After he was released, he was given $75 and a Social Security check for about $13,000 and moved to Wilson County.
It was McKinney's attorney, Jack Lowery of Lebanon, who introduced him to Hunn.
It took nearly a year to get McKinney's record expunged after his release, Hunn said. They tested it by applying for a passport, as convicted felons are denied passports and because McKinney wants to travel to other countries for mission work.
"When (the passport) came in the mail, we knew for sure his record was expunged," Hunn added. "But almost immediately after that, he received a letter that said he was incorrectly given $13,000, and if he did not pay it back, his wages would be garnished."
That was three years ago, and McKinney has had more than $9,000 garnished over that time.
Hunn said McKinney works part-time at the church and at Wilson County Motors and makes little now, so paying back the money has been extremely difficult and would not have been possible without help from friends.
It was at the time his record was expunged that McKinney also applied for wrongful incarceration restitution in the amount of $1 million.
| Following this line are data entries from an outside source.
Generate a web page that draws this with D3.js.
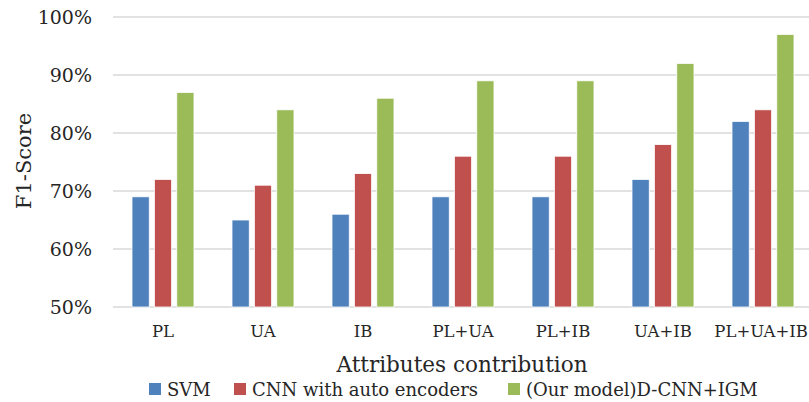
<!DOCTYPE html>
<html>
<head>
<meta charset="utf-8">
<script src="https://cdn.jsdelivr.net/npm/d3@7"></script>
<style>
  html, body { margin: 0; padding: 0; background: #fff; }
  svg { display: block; }
  text { font-family: "DejaVu Serif", "Liberation Serif", serif; fill: #262626; }
</style>
</head>
<body>
<svg id="chart" width="809" height="402"></svg>
<script>
// Attribute combinations on the x axis
const categories = ["PL", "UA", "IB", "PL+UA", "PL+IB", "UA+IB", "PL+UA+IB"];
// Model names (legend order)
const seriesNames = ["SVM", "CNN with auto encoders", "(Our model)D-CNN+IGM"];
// F1-scores per model, one value per category
const svm = [0.69, 0.65, 0.66, 0.69, 0.69, 0.72, 0.82];
const cnnAutoEncoders = [0.72, 0.71, 0.73, 0.76, 0.76, 0.78, 0.84];
const dcnnIgm = [0.87, 0.84, 0.86, 0.89, 0.89, 0.92, 0.97];
// Y axis ticks
const yTicks = [0.5, 0.6, 0.7, 0.8, 0.9, 1.0];

const seriesValues = [svm, cnnAutoEncoders, dcnnIgm];
const colors = ["#4F81BD", "#C0504D", "#9BBB59"];

const svg = d3.select("#chart");
const plot = { left: 113, right: 813, top: 17, bottom: 307 };

const y = d3.scaleLinear().domain([0.5, 1.0]).range([plot.bottom, plot.top]);
const x0 = d3.scaleBand().domain(categories).range([plot.left, plot.right]).paddingInner(0).paddingOuter(0);
const x1 = d3.scaleBand().domain(d3.range(seriesNames.length))
  .range([19, x0.bandwidth() - 19]).paddingInner(0.23).paddingOuter(0);

// Horizontal gridlines
svg.append("g").selectAll("line").data(yTicks).join("line")
  .attr("x1", plot.left).attr("x2", plot.right)
  .attr("y1", d => y(d)).attr("y2", d => y(d))
  .attr("stroke", "#d9d9d9").attr("stroke-width", 1.5);

// Y axis labels
const yAxis = d3.axisLeft(y).tickValues(yTicks).tickFormat(d3.format(".0%")).tickSize(0).tickPadding(0);
const yg = svg.append("g").attr("transform", `translate(92,0)`).call(yAxis);
yg.select(".domain").remove();
yg.selectAll("text").style("font-size", "19px").attr("fill", "#262626")
  .style("font-family", '"DejaVu Serif", serif').attr("dy", "0.35em");

// Bars
const groups = svg.append("g").selectAll("g").data(categories).join("g")
  .attr("transform", c => `translate(${x0(c)},0)`);
groups.selectAll("rect")
  .data((c, i) => seriesValues.map((vals, s) => ({ s, v: vals[i] })))
  .join("rect")
  .attr("x", d => x1(d.s))
  .attr("width", x1.bandwidth())
  .attr("y", d => y(d.v))
  .attr("height", d => y(0.5) - y(d.v))
  .attr("fill", d => colors[d.s])
  .attr("stroke", "#ffffff").attr("stroke-width", 0.8);

// X axis labels
const xAxis = d3.axisBottom(x0).tickSize(0).tickPadding(0);
const xg = svg.append("g").attr("transform", `translate(0,337)`).call(xAxis);
xg.select(".domain").remove();
xg.selectAll("text").attr("dy", 0).style("font-size", "16.5px").attr("fill", "#262626")
  .style("font-family", '"DejaVu Serif", serif');
// keep the last (longest) label inside the right edge
xg.selectAll(".tick").filter(d => d === categories[categories.length - 1])
  .select("text").attr("text-anchor", "end").attr("x", 808 - (x0(categories[categories.length - 1]) + x0.bandwidth() / 2));

// Axis titles
svg.append("text").attr("x", 462).attr("y", 372).attr("text-anchor", "middle")
  .style("font-size", "21.5px").text("Attributes contribution");
svg.append("text").attr("transform", "translate(31,161) rotate(-90)").attr("text-anchor", "middle")
  .style("font-size", "21px").text("F1-Score");

// Legend
const legendX = [149, 234, 508];
const legend = svg.append("g").selectAll("g").data(seriesNames).join("g")
  .attr("transform", (d, i) => `translate(${legendX[i]},383)`);
legend.append("rect").attr("width", 12).attr("height", 12).attr("fill", (d, i) => colors[i]);
legend.append("text").attr("x", 18).attr("y", 13).style("font-size", "18px").text(d => d);
</script>
</body>
</html>
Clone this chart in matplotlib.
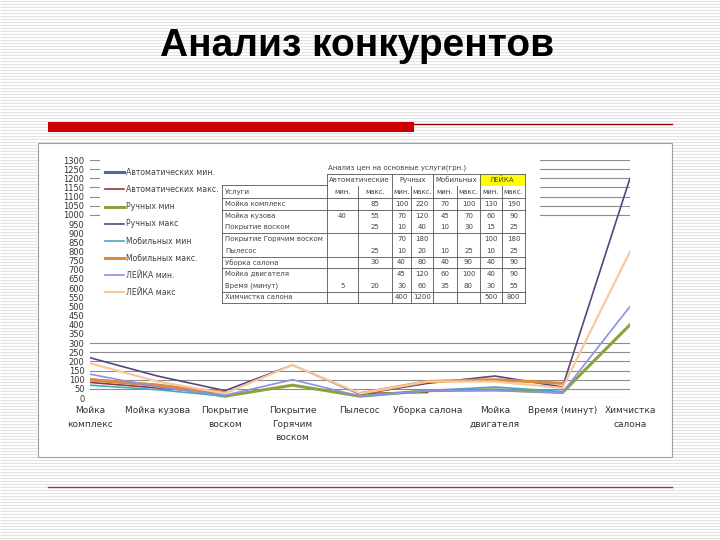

That request has been denied.
According to the Tennessee Board of Probation and Parole, McKinney has not been officially "exonerated." Why? Neither Hunn nor McKinney knows.
Amazingly, McKinney is not bitter about his circumstance. Instead, he said he lives in peace.
"I had to change my life over to God," McKinney said. "God says you can't hold no punches. People make mistakes. I can't live in the past. What happened, happened, I could not change that; only thing I can do is try live further with my life.
"I can't get bitter about nothing because that's the past. If I get bitter about the past, I'm stretching myself out. I thank God every day for giving me opportunity to have me out. I kind of gave up, but God showed me, 'Don't worry about men's idea. I'm gonna show you my idea.' He opened the door for me."
"The clock is ticking," Hunn said. "He spent the best part of his life in jail for a crime he didn't commit. There's no argument over that.
"Instead of fighting, we are going to pray and let other people fight for us."